WHAT NEEDS TO BE DONE
Give the lines of the material verbatim, from the first line to the line with "0.05, 0, 0, 0, 0, 0, 0];", including both.

PROVIDED MATERIAL
□ □ □ □ □ □ □

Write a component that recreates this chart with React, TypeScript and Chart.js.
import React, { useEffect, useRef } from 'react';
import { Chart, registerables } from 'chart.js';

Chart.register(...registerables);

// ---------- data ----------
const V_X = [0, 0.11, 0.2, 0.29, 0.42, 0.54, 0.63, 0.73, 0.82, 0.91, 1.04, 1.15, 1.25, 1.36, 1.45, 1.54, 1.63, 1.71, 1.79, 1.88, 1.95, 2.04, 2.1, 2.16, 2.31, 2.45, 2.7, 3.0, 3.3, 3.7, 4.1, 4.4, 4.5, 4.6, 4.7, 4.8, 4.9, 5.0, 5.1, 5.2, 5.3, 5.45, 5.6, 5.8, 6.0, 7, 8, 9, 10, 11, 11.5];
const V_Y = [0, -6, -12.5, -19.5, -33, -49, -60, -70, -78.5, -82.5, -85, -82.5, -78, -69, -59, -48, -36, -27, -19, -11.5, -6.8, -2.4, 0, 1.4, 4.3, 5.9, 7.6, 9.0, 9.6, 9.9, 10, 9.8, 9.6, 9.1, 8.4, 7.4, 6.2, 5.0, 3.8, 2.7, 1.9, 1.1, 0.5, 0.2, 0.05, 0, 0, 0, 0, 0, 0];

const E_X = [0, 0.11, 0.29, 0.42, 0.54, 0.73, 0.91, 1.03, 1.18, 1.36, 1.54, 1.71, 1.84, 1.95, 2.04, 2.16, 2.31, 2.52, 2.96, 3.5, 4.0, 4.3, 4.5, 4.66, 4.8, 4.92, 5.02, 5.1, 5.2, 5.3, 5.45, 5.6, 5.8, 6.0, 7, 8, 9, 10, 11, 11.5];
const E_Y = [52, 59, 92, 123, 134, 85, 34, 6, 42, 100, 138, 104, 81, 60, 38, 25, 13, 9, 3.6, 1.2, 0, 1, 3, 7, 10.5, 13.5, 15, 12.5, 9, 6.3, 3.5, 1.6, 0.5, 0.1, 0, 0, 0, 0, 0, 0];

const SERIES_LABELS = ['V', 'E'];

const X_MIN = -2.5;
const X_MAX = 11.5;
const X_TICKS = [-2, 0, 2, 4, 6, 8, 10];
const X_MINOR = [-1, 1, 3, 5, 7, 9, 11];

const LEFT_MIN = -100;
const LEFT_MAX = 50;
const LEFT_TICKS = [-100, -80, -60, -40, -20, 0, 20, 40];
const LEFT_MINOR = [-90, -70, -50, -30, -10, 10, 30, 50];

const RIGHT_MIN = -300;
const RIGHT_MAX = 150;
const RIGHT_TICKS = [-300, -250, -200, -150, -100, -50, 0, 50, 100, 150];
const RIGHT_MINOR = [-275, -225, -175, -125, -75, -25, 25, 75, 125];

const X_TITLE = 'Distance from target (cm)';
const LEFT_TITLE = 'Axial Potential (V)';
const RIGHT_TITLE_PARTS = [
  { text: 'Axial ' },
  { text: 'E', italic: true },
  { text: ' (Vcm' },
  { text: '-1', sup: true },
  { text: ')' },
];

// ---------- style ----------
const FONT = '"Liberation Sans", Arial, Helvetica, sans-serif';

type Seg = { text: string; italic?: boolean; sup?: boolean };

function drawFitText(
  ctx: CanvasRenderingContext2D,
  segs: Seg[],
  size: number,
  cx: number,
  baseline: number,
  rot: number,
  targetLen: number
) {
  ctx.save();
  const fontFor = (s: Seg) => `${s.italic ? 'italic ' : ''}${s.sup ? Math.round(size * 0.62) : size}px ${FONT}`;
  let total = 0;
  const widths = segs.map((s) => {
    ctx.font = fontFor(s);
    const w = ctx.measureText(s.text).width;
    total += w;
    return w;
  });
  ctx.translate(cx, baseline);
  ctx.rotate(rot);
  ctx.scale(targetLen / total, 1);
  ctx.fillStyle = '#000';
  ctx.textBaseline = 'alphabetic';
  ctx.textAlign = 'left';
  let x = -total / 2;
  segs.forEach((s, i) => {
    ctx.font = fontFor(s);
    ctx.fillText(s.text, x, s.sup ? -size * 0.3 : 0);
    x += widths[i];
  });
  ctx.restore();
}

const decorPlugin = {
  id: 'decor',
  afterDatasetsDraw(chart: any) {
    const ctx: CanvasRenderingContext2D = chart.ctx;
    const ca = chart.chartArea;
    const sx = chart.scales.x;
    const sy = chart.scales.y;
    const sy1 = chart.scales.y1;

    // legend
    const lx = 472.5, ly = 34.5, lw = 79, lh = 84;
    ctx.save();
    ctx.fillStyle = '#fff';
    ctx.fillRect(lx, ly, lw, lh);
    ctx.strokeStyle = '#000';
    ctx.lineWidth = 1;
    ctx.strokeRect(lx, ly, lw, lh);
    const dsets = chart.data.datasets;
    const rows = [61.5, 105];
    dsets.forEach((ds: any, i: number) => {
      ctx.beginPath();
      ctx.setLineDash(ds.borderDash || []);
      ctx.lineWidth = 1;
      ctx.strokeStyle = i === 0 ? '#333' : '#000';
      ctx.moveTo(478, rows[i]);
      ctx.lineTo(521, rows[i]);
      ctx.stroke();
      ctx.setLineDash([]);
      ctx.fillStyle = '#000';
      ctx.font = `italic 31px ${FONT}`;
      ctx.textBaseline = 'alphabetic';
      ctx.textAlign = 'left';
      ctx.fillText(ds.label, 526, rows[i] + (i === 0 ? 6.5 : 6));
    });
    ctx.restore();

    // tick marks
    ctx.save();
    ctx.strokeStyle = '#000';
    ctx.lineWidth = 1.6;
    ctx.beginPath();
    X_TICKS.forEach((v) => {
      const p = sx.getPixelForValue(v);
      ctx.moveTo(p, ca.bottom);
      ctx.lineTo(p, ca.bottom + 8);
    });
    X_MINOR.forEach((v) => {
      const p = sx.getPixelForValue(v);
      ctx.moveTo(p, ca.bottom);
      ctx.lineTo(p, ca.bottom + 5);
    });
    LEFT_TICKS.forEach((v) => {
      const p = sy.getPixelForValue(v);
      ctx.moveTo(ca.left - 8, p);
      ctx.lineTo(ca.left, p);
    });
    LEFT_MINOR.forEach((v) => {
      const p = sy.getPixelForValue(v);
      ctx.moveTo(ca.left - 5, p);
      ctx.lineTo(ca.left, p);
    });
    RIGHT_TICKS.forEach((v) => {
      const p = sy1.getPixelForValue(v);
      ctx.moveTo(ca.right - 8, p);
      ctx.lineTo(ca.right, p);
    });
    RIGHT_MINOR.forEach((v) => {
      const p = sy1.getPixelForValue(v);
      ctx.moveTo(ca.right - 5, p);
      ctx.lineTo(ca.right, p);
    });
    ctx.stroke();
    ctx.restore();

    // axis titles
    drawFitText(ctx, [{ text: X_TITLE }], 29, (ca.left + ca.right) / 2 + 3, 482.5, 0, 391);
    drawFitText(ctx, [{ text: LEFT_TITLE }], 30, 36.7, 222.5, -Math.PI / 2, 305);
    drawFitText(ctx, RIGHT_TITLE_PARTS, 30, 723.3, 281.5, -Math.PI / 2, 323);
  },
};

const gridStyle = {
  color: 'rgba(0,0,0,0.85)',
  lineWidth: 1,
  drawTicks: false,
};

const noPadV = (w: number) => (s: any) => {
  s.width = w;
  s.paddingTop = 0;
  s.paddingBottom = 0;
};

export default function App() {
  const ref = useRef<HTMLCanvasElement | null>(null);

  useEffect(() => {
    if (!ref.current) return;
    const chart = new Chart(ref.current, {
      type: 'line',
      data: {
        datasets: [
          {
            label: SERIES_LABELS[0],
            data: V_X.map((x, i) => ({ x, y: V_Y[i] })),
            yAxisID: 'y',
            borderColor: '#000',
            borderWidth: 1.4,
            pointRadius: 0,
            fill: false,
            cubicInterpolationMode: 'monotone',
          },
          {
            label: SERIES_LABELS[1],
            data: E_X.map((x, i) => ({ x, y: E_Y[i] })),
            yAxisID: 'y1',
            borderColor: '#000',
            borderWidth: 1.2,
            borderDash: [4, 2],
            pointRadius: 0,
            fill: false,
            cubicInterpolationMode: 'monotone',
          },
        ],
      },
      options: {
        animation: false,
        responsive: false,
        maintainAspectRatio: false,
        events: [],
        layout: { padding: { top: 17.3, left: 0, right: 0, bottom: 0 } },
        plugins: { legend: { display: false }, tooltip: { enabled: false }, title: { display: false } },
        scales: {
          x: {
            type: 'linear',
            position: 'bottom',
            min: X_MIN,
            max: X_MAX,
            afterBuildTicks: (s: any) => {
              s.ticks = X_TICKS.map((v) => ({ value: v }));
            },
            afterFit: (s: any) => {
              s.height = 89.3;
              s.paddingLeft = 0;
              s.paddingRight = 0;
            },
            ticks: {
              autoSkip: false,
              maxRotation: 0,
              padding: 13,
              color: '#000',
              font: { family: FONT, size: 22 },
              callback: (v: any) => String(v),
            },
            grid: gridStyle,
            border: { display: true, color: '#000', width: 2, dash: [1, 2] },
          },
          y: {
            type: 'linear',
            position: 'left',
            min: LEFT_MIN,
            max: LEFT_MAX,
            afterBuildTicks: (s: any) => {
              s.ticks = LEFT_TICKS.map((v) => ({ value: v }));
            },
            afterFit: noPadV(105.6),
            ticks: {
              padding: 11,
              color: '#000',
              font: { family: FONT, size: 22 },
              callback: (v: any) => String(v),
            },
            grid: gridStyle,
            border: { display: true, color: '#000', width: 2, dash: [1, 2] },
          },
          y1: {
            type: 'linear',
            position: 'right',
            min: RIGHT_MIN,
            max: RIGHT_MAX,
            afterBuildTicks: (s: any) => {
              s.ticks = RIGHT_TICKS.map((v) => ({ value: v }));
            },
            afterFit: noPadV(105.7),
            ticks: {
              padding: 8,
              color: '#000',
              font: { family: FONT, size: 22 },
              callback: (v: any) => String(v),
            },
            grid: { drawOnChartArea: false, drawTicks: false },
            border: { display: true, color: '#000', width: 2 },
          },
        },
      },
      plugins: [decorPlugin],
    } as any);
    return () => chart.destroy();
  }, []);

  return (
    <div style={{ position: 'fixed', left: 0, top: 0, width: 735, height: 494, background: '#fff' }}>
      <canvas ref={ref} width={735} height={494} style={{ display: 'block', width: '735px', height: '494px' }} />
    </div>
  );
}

□ □ □ □ □ □ □

SOLVED EXERCISE
Write a component that recreates this chart with React, TypeScript and Chart.js.
import React, { useEffect, useRef } from 'react';
import { Chart, registerables } from 'chart.js';

Chart.register(...registerables);

// ---------- data ----------
const V_X = [0, 0.11, 0.2, 0.29, 0.42, 0.54, 0.63, 0.73, 0.82, 0.91, 1.04, 1.15, 1.25, 1.36, 1.45, 1.54, 1.63, 1.71, 1.79, 1.88, 1.95, 2.04, 2.1, 2.16, 2.31, 2.45, 2.7, 3.0, 3.3, 3.7, 4.1, 4.4, 4.5, 4.6, 4.7, 4.8, 4.9, 5.0, 5.1, 5.2, 5.3, 5.45, 5.6, 5.8, 6.0, 7, 8, 9, 10, 11, 11.5];
const V_Y = [0, -6, -12.5, -19.5, -33, -49, -60, -70, -78.5, -82.5, -85, -82.5, -78, -69, -59, -48, -36, -27, -19, -11.5, -6.8, -2.4, 0, 1.4, 4.3, 5.9, 7.6, 9.0, 9.6, 9.9, 10, 9.8, 9.6, 9.1, 8.4, 7.4, 6.2, 5.0, 3.8, 2.7, 1.9, 1.1, 0.5, 0.2, 0.05, 0, 0, 0, 0, 0, 0];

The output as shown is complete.